>> start Data

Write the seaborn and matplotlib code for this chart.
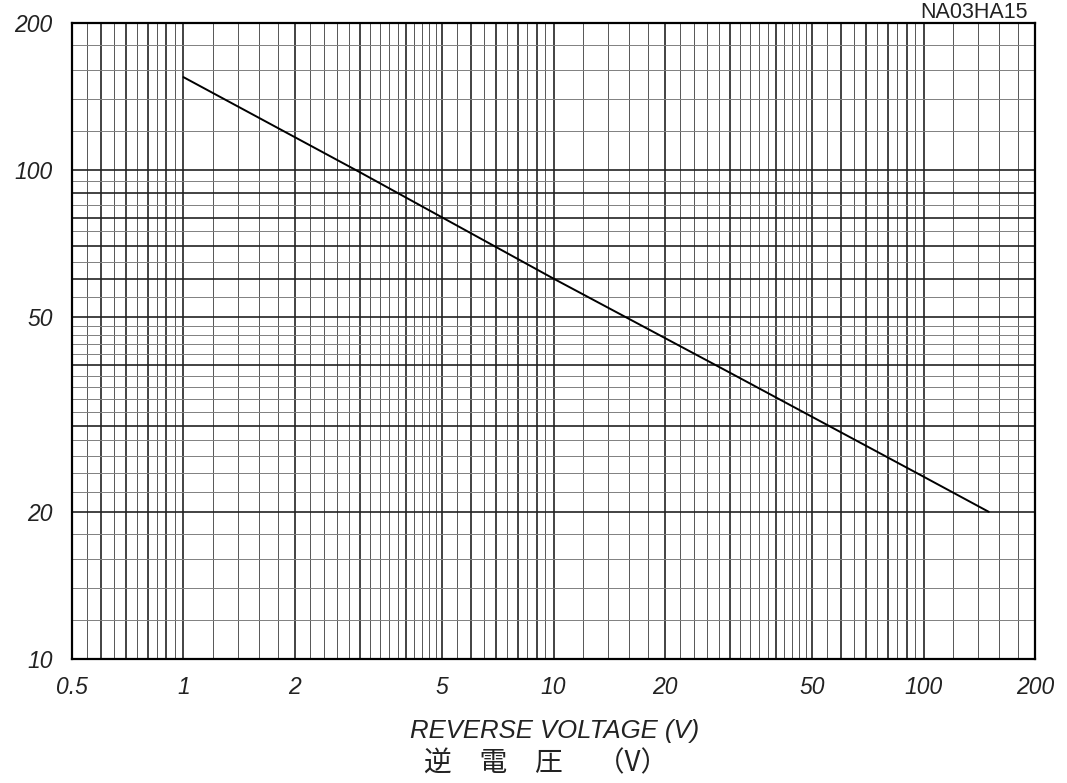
import seaborn as sns
import matplotlib.pyplot as plt
import numpy as np
import pandas as pd

# Data (log-log straight line)
voltage = [1, 3, 10, 30, 100, 150]
capacitance = [155, 99, 60, 38.5, 23.6, 20]

x_ticks = [0.5, 1, 2, 5, 10, 20, 50, 100, 200]
x_tick_labels = ['0.5', '1', '2', '5', '10', '20', '50', '100', '200']
y_ticks = [10, 20, 50, 100, 200]
y_tick_labels = ['10', '20', '50', '100', '200']

df = pd.DataFrame({'voltage': voltage, 'capacitance': capacitance})

sns.set_style('white')
plt.rcParams['font.family'] = ['Liberation Sans', 'DejaVu Sans']


def paper_lines(lo, hi):
    # log paper: majors at 1..9 per decade, minors at 0.2 steps (1-5) and 0.5 steps (5-10)
    major, minor = [], []
    for e in range(-1, 3):
        d = 10.0 ** e
        for k in range(1, 10):
            major.append(k * d)
            steps = [0.2, 0.4, 0.6, 0.8] if k < 5 else [0.5]
            for s in steps:
                minor.append((k + s) * d)
    keep = lambda v: [round(t, 6) for t in v if lo - 1e-9 <= t <= hi + 1e-9]
    return keep(major), keep(minor)


fig = plt.figure(figsize=(10.67, 7.83), dpi=100)
ax = fig.add_axes([0.0675, 0.1584, 0.9025, 0.8122])

sns.lineplot(x='voltage', y='capacitance', data=df, color='black', linewidth=1.4, ax=ax)

ax.set_xscale('log')
ax.set_yscale('log')
ax.set_xlim(0.5, 200)
ax.set_ylim(10, 200)

# Grid lines
xmaj, xmin = paper_lines(0.5, 200)
ymaj, ymin = paper_lines(10, 200)
for v in xmaj:
    ax.axvline(v, color='#222222', linewidth=1.2, zorder=1)
for v in xmin:
    ax.axvline(v, color='#555555', linewidth=0.7, zorder=1)
for v in ymaj:
    ax.axhline(v, color='#222222', linewidth=1.2, zorder=1)
for v in ymin:
    ax.axhline(v, color='#808080', linewidth=0.7, zorder=1)

ax.xaxis.set_minor_locator(plt.NullLocator())
ax.yaxis.set_minor_locator(plt.NullLocator())
ax.set_xticks(x_ticks)
ax.set_xticklabels(x_tick_labels, fontstyle='italic', fontsize=16.5, color='#222222')
ax.set_yticks(y_ticks)
ax.set_yticklabels(y_tick_labels, fontstyle='italic', fontsize=16.5, color='#222222')
ax.tick_params(axis='x', length=0, pad=12)
ax.tick_params(axis='y', length=0, pad=14)

for sp in ax.spines.values():
    sp.set_color('black')
    sp.set_linewidth(1.6)
    sp.set_visible(True)

ax.set_xlabel('')
ax.set_ylabel('')

fig.text(0.520, 0.0664, 'REVERSE VOLTAGE (V)', ha='center', va='center',
         fontsize=18.5, fontstyle='italic', color='#222222')
fig.text(0.512, 0.025, '逆　電　圧　 （V）', ha='center', va='center',
         fontsize=20, color='#222222', family=['Noto Sans CJK JP', 'DejaVu Sans'])
fig.text(0.963, 0.998, 'NA03HA15', ha='right', va='top',
         fontsize=15.5, color='#222222')

plt.savefig('out.png', dpi=100)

>> end Data

- _Instructions for the task_
Give back exactly the lines from the first line of the data through the line with "y_tick_labels = ['10', '20', '50', '100', '200']", pictures excluded.

- _Solution for this exercise_
Write the seaborn and matplotlib code for this chart.
import seaborn as sns
import matplotlib.pyplot as plt
import numpy as np
import pandas as pd

# Data (log-log straight line)
voltage = [1, 3, 10, 30, 100, 150]
capacitance = [155, 99, 60, 38.5, 23.6, 20]

x_ticks = [0.5, 1, 2, 5, 10, 20, 50, 100, 200]
x_tick_labels = ['0.5', '1', '2', '5', '10', '20', '50', '100', '200']
y_ticks = [10, 20, 50, 100, 200]
y_tick_labels = ['10', '20', '50', '100', '200']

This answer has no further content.